Most Helpful Customer Reviews
Keturah is another great story by Lisa Tawn Bergren! I have read many of Lisa's books and this one is another excellent one. The story is of three sisters that travel outside their comfort zone and outside the culture norm to run their deceased father's sugar plantation. In this era, women would not have embarked on this kind of journey and definitely not by themselves. The three sisters leave by ship to an island where this plantation is at. They are all alone on the ship except for one gentleman that is also heading out to the island to start his own plantation. The story deals with the struggles that the sisters have while on the boat and when they arrive on the island. All the odds are against them, yet they strive forward. I love the courage that is shown among the sisters. Because they have each other, they are stronger. While this book deals with many hard struggles in life, I really enjoyed the story of love between sisters, neighbors, and friends, the courage shown in difficult situations, and the faith to overcome the struggles that were before them. I can't wait to read the next two books in the Sugar Baron's Daughters series! I am looking forward to more great stories by Lisa Tawn Bergren! (I received a complimentary copy of this book from the author/publisher. I was not required to write a positive review. All opinions expressed are mine alone.)
Keturah's father has passed away and in order to provide for herself and her sisters they have decided to travel to the island of Nevis to try and save their father's struggling sugar plantation. The man Keturah loved as a child is also going to make his mark as a plantation owner but because of Keturah's previous abusive relationship with her deceased husband she declares she'll never rely on a man again. The sisters experience many trials as female plantation owners, and they have to really find their own strength in order to succeed against all odds. The good: The description of life at the time seemed pretty accurate and I liked the evolution of the characters from stuck up society people to real-life humans trying to survive and figure out who they are. The writing was well done and I often felt like I was really there at times. The bad: I felt like I was there at times. While slavery is not something that can be avoided in this story (the author discusses this in the historical notes at the end), I would almost rather not read the story than read about characters that participate in the moral atrocity that is slavery. The Banning sisters were kind to their slaves, but that doesn't detract from the fact that they in fact thought it was okay to own people.

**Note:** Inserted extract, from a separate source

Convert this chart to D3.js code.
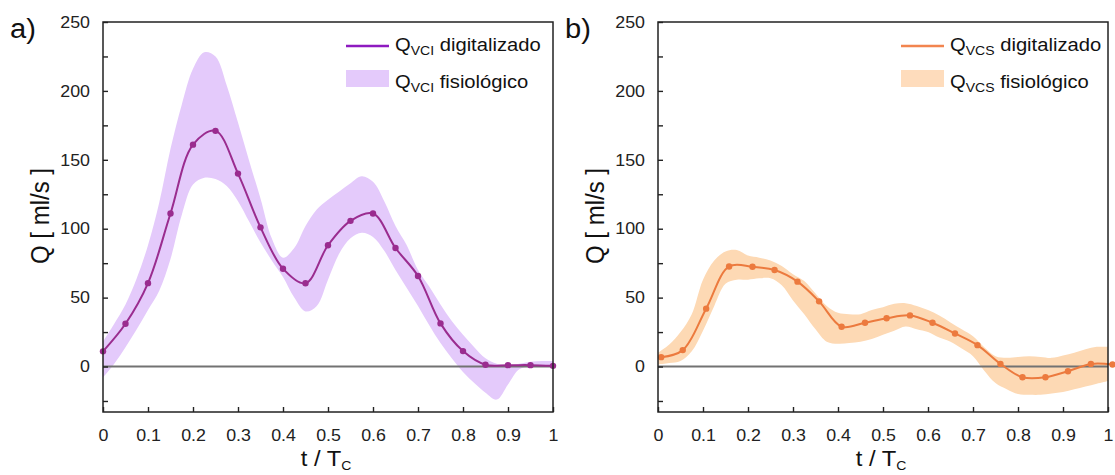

Keturah survived a horribly abusive marriage but in the end, her own comfort and the success of her plantation was more important to her than the lives of people she saw as beneath her. I don't need or want my characters to be perfect. And maybe the future books will see the hearts of these characters changed, but I couldn't get past this detail in order to connect with the main characters. The other issue I had was that the representation of Christianity was weak. It was so unimportant and uninspiring that I would have rather it had been left out completely. I don't need preaching in my fiction but I want there to be genuineness to their faith. All in all I was disappointed with this book. Which makes me sad because I LOVE some of Bergren's other books. I might read the next book just to see what she does with the slavery issue, but we'll see. I received this book for free from Bethany House for my honest review.

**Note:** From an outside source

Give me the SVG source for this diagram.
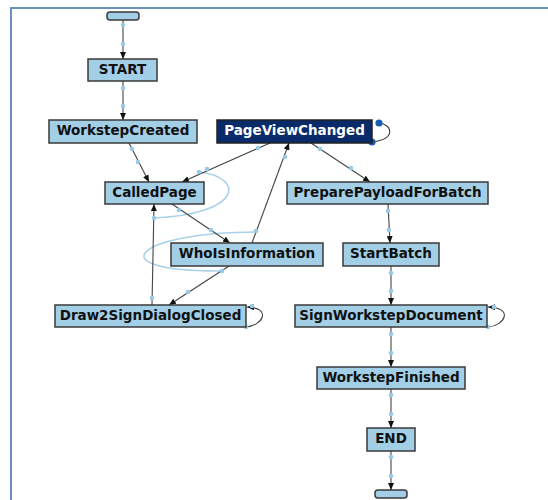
<svg xmlns="http://www.w3.org/2000/svg" width="548" height="500" viewBox="0 0 548 500">
<style>
.n rect{fill:#a3cfe6;stroke:#3a3a3a;stroke-width:1.5}
.n text{font-family:"DejaVu Sans",Verdana,sans-serif;font-weight:bold;font-size:13.5px;fill:#111;text-anchor:middle}
.dark rect{fill:#0a2b69;stroke:#222}
.dark text{fill:#fff}
.e{fill:none;stroke:#444;stroke-width:1.1}
.h{fill:none;stroke:#a9d2ea;stroke-width:1.6}
.d{fill:#98c9e5}
.bd{fill:#1a5cad}
</style>
<defs>
<marker id="ah" markerWidth="7" markerHeight="6" refX="7" refY="3" orient="auto" markerUnits="userSpaceOnUse">
<path d="M0,0 L7,3 L0,6 z" fill="#111"/>
</marker>
</defs>
<rect width="548" height="500" fill="#fff"/>
<path d="M11,500 L11,8 L548,8" fill="none" stroke="#6b90c0" stroke-width="2"/>
<g id="connectors">
<path class="h" d="M200,172 C245,178 243,214 153,218"/>
<path class="h" d="M256,232 C135,232 95,272 222,271"/>
<path class="e" marker-end="url(#ah)" d="M123,20 L123,59"/>
<path class="e" marker-end="url(#ah)" d="M123,81 L123,120"/>
<path class="e" marker-end="url(#ah)" d="M129,143 L149,182"/>
<path class="e" marker-end="url(#ah)" d="M270,143 L182,182"/>
<path class="e" marker-end="url(#ah)" d="M172,204 L230,243"/>
<path class="e" marker-end="url(#ah)" d="M252,243 L289,143"/>
<path class="e" marker-end="url(#ah)" d="M229,266 L169,305"/>
<path class="e" marker-end="url(#ah)" d="M152,305 L154,204"/>
<path class="e" marker-end="url(#ah)" d="M246,327 C262,326 273,308 247,307"/>
<path class="e" d="M379,123 C392,124 397,139 372,142"/>
<path class="e" marker-end="url(#ah)" d="M311,143 L370,182"/>
<path class="e" marker-end="url(#ah)" d="M388,204 L390,243"/>
<path class="e" marker-end="url(#ah)" d="M391,266 L391,305"/>
<path class="e" marker-end="url(#ah)" d="M488,327 C504,326 515,308 488,307"/>
<path class="e" marker-end="url(#ah)" d="M391,327 L391,367"/>
<path class="e" marker-end="url(#ah)" d="M391,389 L391,428"/>
<path class="e" marker-end="url(#ah)" d="M391,451 L391,490"/>
<g>
<circle class="d" cx="123" cy="25" r="2.3"/><circle class="d" cx="123" cy="44" r="2.3"/>
<circle class="d" cx="123" cy="88" r="2.3"/><circle class="d" cx="123" cy="106" r="2.3"/>
<circle class="d" cx="132" cy="149" r="2.3"/><circle class="d" cx="138" cy="162" r="2.3"/>
<circle class="d" cx="258" cy="148" r="2.3"/><circle class="d" cx="207" cy="169" r="2.3"/><circle class="d" cx="199" cy="172" r="2.3"/>
<circle class="d" cx="179" cy="210" r="2.3"/><circle class="d" cx="211" cy="230" r="2.3"/>
<circle class="d" cx="285" cy="157" r="2.3"/><circle class="d" cx="256" cy="231" r="2.3"/>
<circle class="d" cx="222" cy="271" r="2.3"/><circle class="d" cx="188" cy="292" r="2.3"/>
<circle class="d" cx="152" cy="298" r="2.3"/><circle class="d" cx="154" cy="218" r="2.3"/>
<circle class="d" cx="252" cy="306" r="2.3"/><circle class="d" cx="246" cy="327" r="2.3"/>
<circle class="d" cx="320" cy="149" r="2.3"/><circle class="d" cx="351" cy="168" r="2.3"/>
<circle class="d" cx="388" cy="211" r="2.3"/><circle class="d" cx="389" cy="230" r="2.3"/>
<circle class="d" cx="391" cy="273" r="2.3"/><circle class="d" cx="391" cy="291" r="2.3"/>
<circle class="d" cx="494" cy="307" r="2.3"/><circle class="d" cx="488" cy="327" r="2.3"/>
<circle class="d" cx="391" cy="334" r="2.3"/><circle class="d" cx="391" cy="353" r="2.3"/>
<circle class="d" cx="391" cy="395" r="2.3"/><circle class="d" cx="391" cy="414" r="2.3"/>
<circle class="d" cx="391" cy="457" r="2.3"/><circle class="d" cx="391" cy="476" r="2.3"/>
<circle class="bd" cx="379" cy="123" r="3.6"/><circle class="bd" cx="372" cy="142" r="3.6"/>
</g>
</g>
<g id="term-start" class="n"><rect x="107" y="12" width="32" height="8" rx="3"/></g>
<g id="START" class="n"><rect x="88" y="59" width="69" height="22"/><text x="122.5" y="73.5">START</text></g>
<g id="WorkstepCreated" class="n"><rect x="49" y="120" width="148" height="23"/><text x="123" y="134.5">WorkstepCreated</text></g>
<g id="PageViewChanged" class="n dark"><rect x="217" y="120" width="155" height="23"/><text x="294.5" y="134.5">PageViewChanged</text></g>
<g id="CalledPage" class="n"><rect x="105" y="182" width="99" height="22"/><text x="154.5" y="196.5">CalledPage</text></g>
<g id="PreparePayloadForBatch" class="n"><rect x="287" y="182" width="201" height="22"/><text x="387.5" y="196.5">PreparePayloadForBatch</text></g>
<g id="WhoIsInformation" class="n"><rect x="171" y="243" width="152" height="23"/><text x="247" y="257.5">WhoIsInformation</text></g>
<g id="StartBatch" class="n"><rect x="343" y="243" width="96" height="23"/><text x="391" y="257.5">StartBatch</text></g>
<g id="Draw2SignDialogClosed" class="n"><rect x="55" y="305" width="191" height="22"/><text x="150.5" y="319.5">Draw2SignDialogClosed</text></g>
<g id="SignWorkstepDocument" class="n"><rect x="295" y="305" width="192" height="22"/><text x="391" y="319.5">SignWorkstepDocument</text></g>
<g id="WorkstepFinished" class="n"><rect x="317" y="367" width="148" height="22"/><text x="391" y="381.5">WorkstepFinished</text></g>
<g id="END" class="n"><rect x="367" y="428" width="48" height="23"/><text x="391" y="442.5">END</text></g>
<g id="term-end" class="n"><rect x="375" y="490" width="32" height="8" rx="3"/></g>
</svg>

Actually 4.5 stars~ Stellar author, Lisa T. Bergren, whisks the reader away on an exotic journey to the sugar plantations of Nevis Island—glorious in their rich beauty of swaying green cane and the fragrance of jasmine, mangoes, magnolias, and sea salt on the air. Ms. Bergren is definitely proficient at descriptive imagery as the sights, scents, and sounds of Nevis infiltrated my mind and intoxicated me! Though a bit slow to start with, this novel is definitely one I'm glad I kept reading. The romantic tension was oh, so exquisitely painful and the three sisters delightful...with the exception of Keturah, the heroine. I found it so very difficult to like her at all. Until one day she did something so amazing and so human—she giggled! (gasp!) That's all it took for me to fall in love with her character. I'm easy. lol On a more serious note, Lady Ket evolves so much throughout the novel one can't help but learn to care deeply for her. And Gray. There are no words...well, except for gallant, handsome, and virile perfection come to mind. An intriguing, heartrending novel with a strong thread of redemption, hope, and forgiveness throughout, I highly recommend 'Keturah' and anxiously await the next book in 'The Sugar Baron's Daughters' series! Thanks to Net Galley for a copy of this novel in exchange for my honest opinion. I was not required to give a favorable one.
Keturah is the first book in Bergren’s new The Sugar Baron’s Daughters series, and I am already anticipating the second. The recently widowed Keturah is the oldest of the three Banning daughters. With the death of their parents, she assumed the responsibility of her sisters, the family estate, and their sugar plantation in the West Indies. A responsibility she carried on her own as her disastrous marriage had left her determined never to be at someone else’s mercy or under their control again. Unheard of in the latter half of the eighteenth century, Keturah and her sisters decide the only way to save their family estate is to embark on a journey to the island of Nevis, and to personally see to improving the harvest of sugar on their plantation. While things might be done differently on Nevis, the European residents there, might not be accepting of the role these young ladies were stepping into. Gray Covington, a childhood friend of Keturah’s, was also traveling to Nevis to run the sugar plantation that he’d purchased from his brother, heir to their family’s English estate. He had invested everything he had in the venture. Gray had absented himself from Keturah following her marriage, and had high hopes of renewing their friendship as they traveled on the same ship. Tales that had formed a less than reputable reputation for Gray among the young ladies of their set, and the lasting effects of the abuse she had suffered at her late husband’s hands, caused Keturah to be warry of his sudden interest in her affairs. Gray suffered to think that she might never trust and lean upon him, that he might not ever be able to keep her and her sisters safe. The central themes of this book are perseverance and forgiveness, both of which were necessary for the peace that Katurah sought. Reading about how these developed through hardships in her life would be very encouraging to readers going through hardships of their own. The author was sensitive to readers who might have been or might be involved in an abusive relationship, offering resources in her author’s notes to assist them. Whether one is drawn to these themes, or is just a fan of historical fiction, Keturah promises to provide hours of quality reading. I thank NetGalley and the Baker Publishing Group for providing me with a copy of Keturah in exchange for my review. I received no monetary compensation.